Energy Bill 2012 Capacity Market proposals
The snake eating its tail
The image of a snake eating its tail captures the circularity – the self-fulfilling prophecy – which arises out of the Energy Bill 2012 proposals for a ‘Capacity Market’ (Chapter 3 of the Bill).
This is how Government describes its reasons for the proposals (emphasis added):
“Whilst there is no immediate threat to security of electricity supply in the UK, we face a potential risk in the future, as around a fifth of electricity generation capacity that operated in 2011 is set to close over the coming decade and more intermittent (wind) and inflexible (nuclear) generation is being built to replace it.
These changes to our market create an investment challenge, in particular for plant such as gas which can alter its output to meet demand.
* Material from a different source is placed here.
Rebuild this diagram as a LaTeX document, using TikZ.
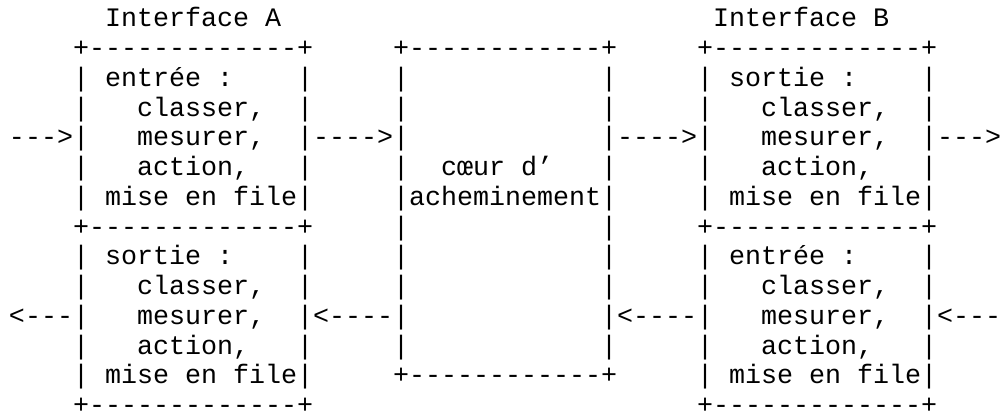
\documentclass[tikz,border=0pt]{standalone}
\usepackage{fontspec}
\setmonofont{Liberation Mono}
\newcommand\Sp[1]{\hspace*{#1\dimexpr0.6em\relax}}
\begin{document}
\begin{tikzpicture}[x=1pt,y=1pt,
  asciirow/.style={anchor=base west, inner sep=0pt, outer sep=0pt,
    text depth=0pt, text=black, font=\ttfamily\fontsize{26.67}{30}\selectfont}]
\useasboundingbox (0,0) rectangle (1002,-419);
\newcommand\R[3]{\node[asciirow] (#1) at (9,{-27-29.75*(#2-1)}) {#3};}
\R{r1}{1}{\Sp{6}Interface A\Sp{27}Interface B}
\R{r2}{2}{\Sp{4}+-------------+\Sp{5}+------------+\Sp{5}+-------------+}
\R{r3}{3}{\Sp{4}|\Sp{1}entrée :\Sp{4}|\Sp{5}|\Sp{12}|\Sp{5}|\Sp{1}sortie :\Sp{4}|}
\R{r4}{4}{\Sp{4}|\Sp{3}classer,\Sp{2}|\Sp{5}|\Sp{12}|\Sp{5}|\Sp{3}classer,\Sp{2}|}
\R{r5}{5}{--->|\Sp{3}mesurer,\Sp{2}|---->|\Sp{12}|---->|\Sp{3}mesurer,\Sp{2}|--->}
\R{r6}{6}{\Sp{4}|\Sp{3}action,\Sp{3}|\Sp{5}|\Sp{2}cœur d’\Sp{3}|\Sp{5}|\Sp{3}action,\Sp{3}|}
\R{r7}{7}{\Sp{4}|\Sp{1}mise en file|\Sp{5}|acheminement|\Sp{5}|\Sp{1}mise en file|}
\R{r8}{8}{\Sp{4}+-------------+\Sp{5}|\Sp{12}|\Sp{5}+-------------+}
\R{r9}{9}{\Sp{4}|\Sp{1}sortie :\Sp{4}|\Sp{5}|\Sp{12}|\Sp{5}|\Sp{1}entrée :\Sp{4}|}
\R{r10}{10}{\Sp{4}|\Sp{3}classer,\Sp{2}|\Sp{5}|\Sp{12}|\Sp{5}|\Sp{3}classer,\Sp{2}|}
\R{r11}{11}{<---|\Sp{3}mesurer,\Sp{2}|<----|\Sp{12}|<----|\Sp{3}mesurer,\Sp{2}|<---}
\R{r12}{12}{\Sp{4}|\Sp{3}action,\Sp{3}|\Sp{5}|\Sp{12}|\Sp{5}|\Sp{3}action,\Sp{3}|}
\R{r13}{13}{\Sp{4}|\Sp{1}mise en file|\Sp{5}+------------+\Sp{5}|\Sp{1}mise en file|}
\R{r14}{14}{\Sp{4}+-------------+\Sp{24}+-------------+}
\end{tikzpicture}
\end{document}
This is because low carbon plant has lower operating costs, meaning fossil-fuel plant will operate less often than now and be less certain of its revenues. This could lead to under-investment and uncomfortably low levels of reliable capacity. “
The proposed solution is, in brief, to cross-subsidise fossil fuel (notably gas fired) electricity generation, being the major flexible and non-intermittent generation that might be used at short notice to prevent blackouts during peak demand (say, cold days when the wind is not blowing). The latest Government agenda (assuming the proposals in the Bill are passed) is to consult in early 2013, to pass Regulations in October 2013 to come into force in 2014.
Please turn this programme off to save electricity
The proposals bring to mind newscasters in the former East Germany telling listeners to switch off all electrical appliances for 3 minutes to save electricity. If there is a lesson there, it is perhaps that markets may be the worst means of providing the goods and services we need apart from any alternative means (including decisions taken by civil servants to plan for consumers’ needs).
As rather severe government intervention is proposed in the existing market for electricity generation and supply, it should be noted that DECC’s analysis of a serious security of supply risk is far from universally accepted. The fundamental predictions of risk are, for example, contradicted by ENTSO-E’s (the European Transmission System Operators’ Organisation) estimates. Indeed, even DECC only talks in terms of ‘possible’ risks in future decades.
The proposals also largely ignore the European Commission’s current consultation on security of supply, which includes a range of possibilities that may better address any potential risk, perhaps to enhance the 2005 Energy Security Directive or further cross-border action. And measures at this level will avoid the difficult legal issues for Member States arising out of the the EU rules on Public Service Obligations (which for example limit them to proportionate measures only– a tricky legal benchmark to apply to any gas subsidy scheme).
A reign of error?
There is a nice definition by the sociologist Merton of a self-fulfilling prophecy:
“The self-fulfilling prophecy is, in the beginning, a false definition of the situation evoking a new behaviour which makes the original false conception come ‘true’. This specious validity of the self-fulfilling prophecy perpetuates a reign of error. For the prophet will cite the actual course of events as proof that he was right from the very beginning.”
That the capacity market proposals are such a false prophecy was recognised by many during initial Committee scrutiny in the summer of 2012: investors that might be building the necessary generators today say they are deterred from doing so as they await details of the future ‘subsidy’ mechanism. The proposals are that certain (unspecified) generators will be paid simply for ‘being ready’ as well as being able to profit from electricity sold. The Committee exhorted the Bill drafting team to add much greater detail regarding the scheme, with no success in the redraft.
Perhaps the reign of error has begun, with the political prophets and Malcolm Tuckers of this world likely seek to ‘demonstrate’ how use of the Capacity Market prevents a cataclysm in future.
Security of supply by this route involves a heavy carbon trade-off – this is not a mere ”insurance policy”
The idea of an “insurance policy” against blackouts – the description used in the Explanatory Notes – is attractive on its face, but it is not an apt description. It suggests that consumers are protected against a dramatic negative outcome at modest cost.
First, as many commentators suggest, the proposals will likely lead to overinvestment and stifle innovation. This will ultimately hit consumers’ pockets. The impact assessment places the cost of the scheme at a relatively modest £1.7Bn NPV, though this is obviously highly sensitive to how accurately one can predict the need for subsidised generation, and indeed the duration of the scheme (again, the need for such a subsidy tends to be self-fulfilling over the longer term too, not least as it stifles innovation in alternatives).
Perhaps the final criticism is the legerdemain involved in suggesting this is simply a question of ‘insuring’ against a risk. In reality, a dash for gas will occur: as is implicit in the original quote in this blog, no other source than gas is ‘trusted’ by Government. When combined with the lifting in mid-December 2012 on the moratorium of shale-gas fracking, and the recent approval by the Chancellor of some 30 more gas powered generators, it is clear which way energy policy is headed over the next few years: more gas.
 Reported in the New York Times, 14th December 1969. Similarly, food shortages due to central planning were common.